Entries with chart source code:
** Start **

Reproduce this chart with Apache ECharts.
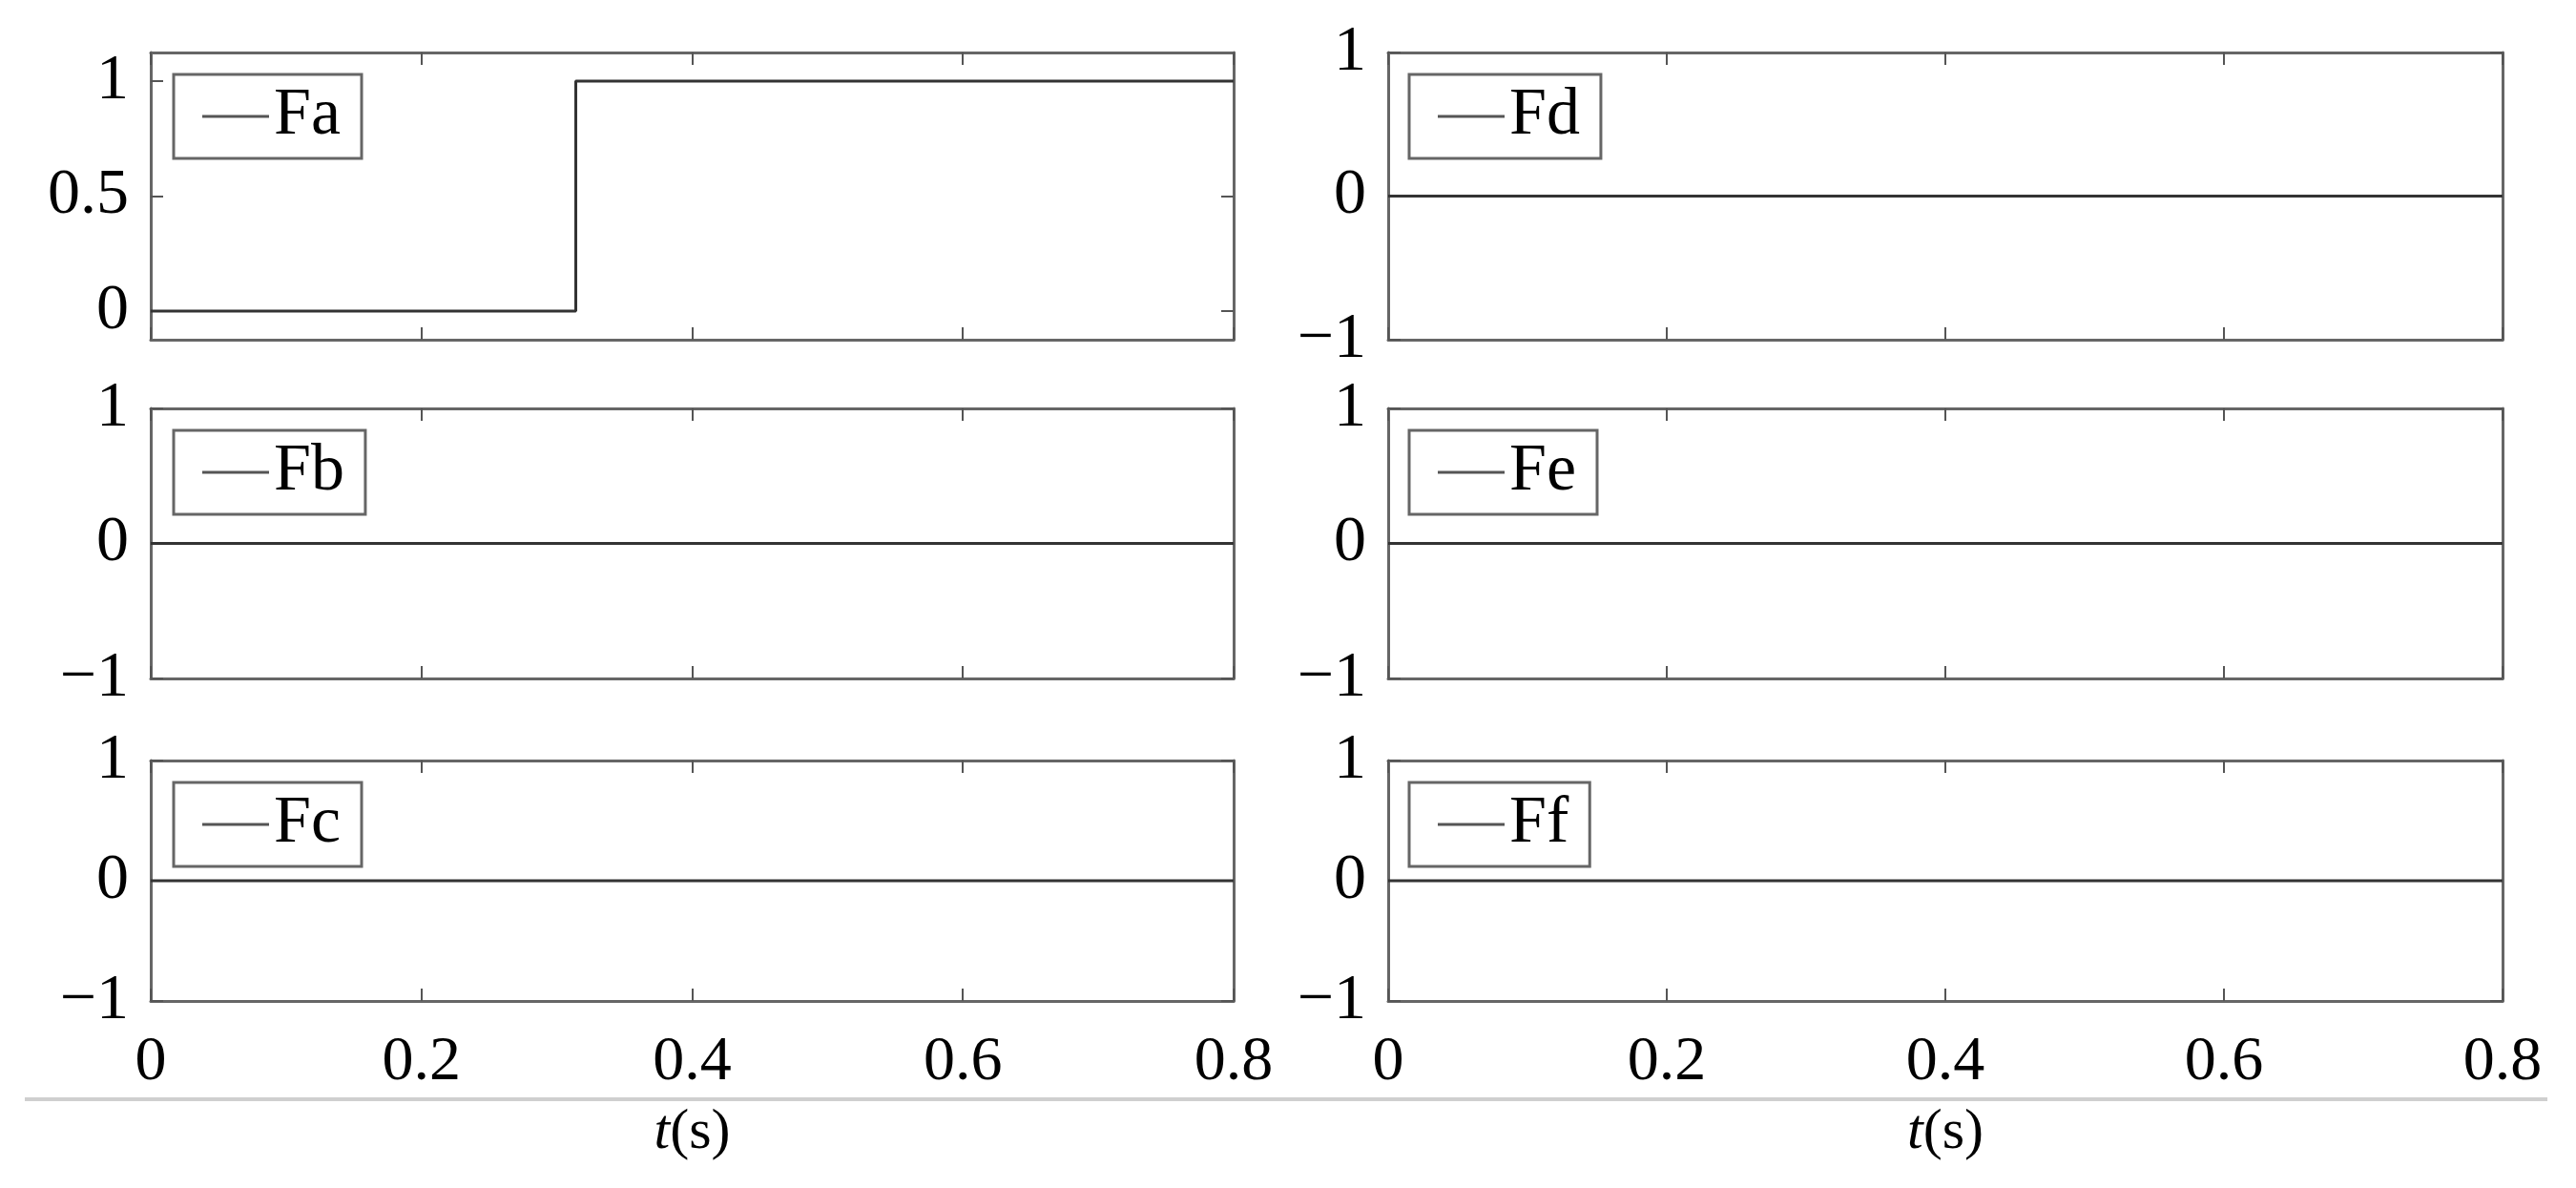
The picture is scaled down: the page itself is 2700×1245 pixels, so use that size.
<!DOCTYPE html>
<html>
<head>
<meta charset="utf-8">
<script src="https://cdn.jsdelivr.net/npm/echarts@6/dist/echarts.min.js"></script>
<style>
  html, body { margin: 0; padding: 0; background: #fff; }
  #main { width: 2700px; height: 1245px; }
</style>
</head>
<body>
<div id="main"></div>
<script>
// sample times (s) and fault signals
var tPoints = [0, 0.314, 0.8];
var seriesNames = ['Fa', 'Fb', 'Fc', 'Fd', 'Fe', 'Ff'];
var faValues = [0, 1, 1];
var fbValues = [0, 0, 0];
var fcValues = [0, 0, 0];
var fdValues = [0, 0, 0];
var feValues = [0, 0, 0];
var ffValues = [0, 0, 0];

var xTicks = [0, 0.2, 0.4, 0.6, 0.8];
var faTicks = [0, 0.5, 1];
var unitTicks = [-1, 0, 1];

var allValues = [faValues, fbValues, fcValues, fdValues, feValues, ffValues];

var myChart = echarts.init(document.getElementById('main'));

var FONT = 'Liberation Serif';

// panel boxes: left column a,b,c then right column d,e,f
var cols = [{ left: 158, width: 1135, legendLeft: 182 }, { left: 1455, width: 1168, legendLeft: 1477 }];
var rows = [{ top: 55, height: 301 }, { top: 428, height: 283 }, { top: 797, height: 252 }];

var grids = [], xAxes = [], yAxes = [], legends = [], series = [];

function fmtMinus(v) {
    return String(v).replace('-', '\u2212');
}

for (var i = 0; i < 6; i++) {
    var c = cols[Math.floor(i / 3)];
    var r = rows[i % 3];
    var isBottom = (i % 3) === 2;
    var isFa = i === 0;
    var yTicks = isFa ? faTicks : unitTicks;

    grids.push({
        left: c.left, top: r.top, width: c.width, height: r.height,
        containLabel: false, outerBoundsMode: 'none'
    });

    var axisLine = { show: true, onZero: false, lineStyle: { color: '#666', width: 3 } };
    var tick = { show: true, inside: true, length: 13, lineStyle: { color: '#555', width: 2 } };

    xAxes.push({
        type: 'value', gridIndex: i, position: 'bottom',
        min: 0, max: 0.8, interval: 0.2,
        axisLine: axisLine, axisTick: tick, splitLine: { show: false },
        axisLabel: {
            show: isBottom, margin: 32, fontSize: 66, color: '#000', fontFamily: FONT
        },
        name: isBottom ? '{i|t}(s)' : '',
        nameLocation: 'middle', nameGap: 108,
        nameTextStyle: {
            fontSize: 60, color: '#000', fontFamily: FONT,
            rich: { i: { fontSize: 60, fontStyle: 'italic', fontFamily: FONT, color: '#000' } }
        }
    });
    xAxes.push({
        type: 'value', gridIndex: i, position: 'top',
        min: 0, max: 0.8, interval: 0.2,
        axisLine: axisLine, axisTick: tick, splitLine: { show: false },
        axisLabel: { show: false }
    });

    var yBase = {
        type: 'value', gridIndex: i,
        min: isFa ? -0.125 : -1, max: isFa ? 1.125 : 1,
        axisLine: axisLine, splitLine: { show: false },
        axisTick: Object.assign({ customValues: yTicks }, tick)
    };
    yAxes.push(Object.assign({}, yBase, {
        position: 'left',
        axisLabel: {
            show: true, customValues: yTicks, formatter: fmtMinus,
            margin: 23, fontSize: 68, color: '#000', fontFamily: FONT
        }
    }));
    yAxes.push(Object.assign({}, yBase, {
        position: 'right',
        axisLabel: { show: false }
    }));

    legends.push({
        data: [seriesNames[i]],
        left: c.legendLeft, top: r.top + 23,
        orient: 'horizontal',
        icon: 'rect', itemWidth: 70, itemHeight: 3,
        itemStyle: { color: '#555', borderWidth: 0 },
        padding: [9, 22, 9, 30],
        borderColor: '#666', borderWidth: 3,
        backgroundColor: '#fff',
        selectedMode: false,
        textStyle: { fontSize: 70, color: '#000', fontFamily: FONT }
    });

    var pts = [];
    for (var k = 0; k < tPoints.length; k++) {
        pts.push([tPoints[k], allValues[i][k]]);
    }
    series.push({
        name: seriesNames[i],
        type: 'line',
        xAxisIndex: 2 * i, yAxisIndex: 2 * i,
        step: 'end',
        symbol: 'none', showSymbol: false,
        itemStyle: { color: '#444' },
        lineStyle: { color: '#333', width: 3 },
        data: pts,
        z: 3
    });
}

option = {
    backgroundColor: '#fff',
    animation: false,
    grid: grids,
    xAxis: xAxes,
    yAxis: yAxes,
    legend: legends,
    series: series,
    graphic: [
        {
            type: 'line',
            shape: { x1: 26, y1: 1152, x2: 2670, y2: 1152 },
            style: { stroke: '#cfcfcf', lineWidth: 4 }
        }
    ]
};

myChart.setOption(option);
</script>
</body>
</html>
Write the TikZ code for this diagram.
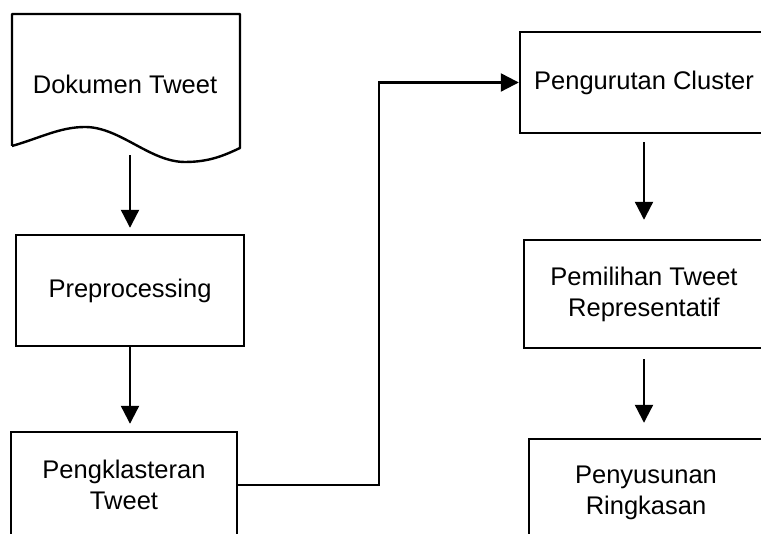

** End **

INSTRUCTIONS FOR THE TASK
Copy every line in the listing above where the string "this" turns up.

COMPLETE ANSWER
Reproduce this chart with Apache ECharts.
Write the TikZ code for this diagram.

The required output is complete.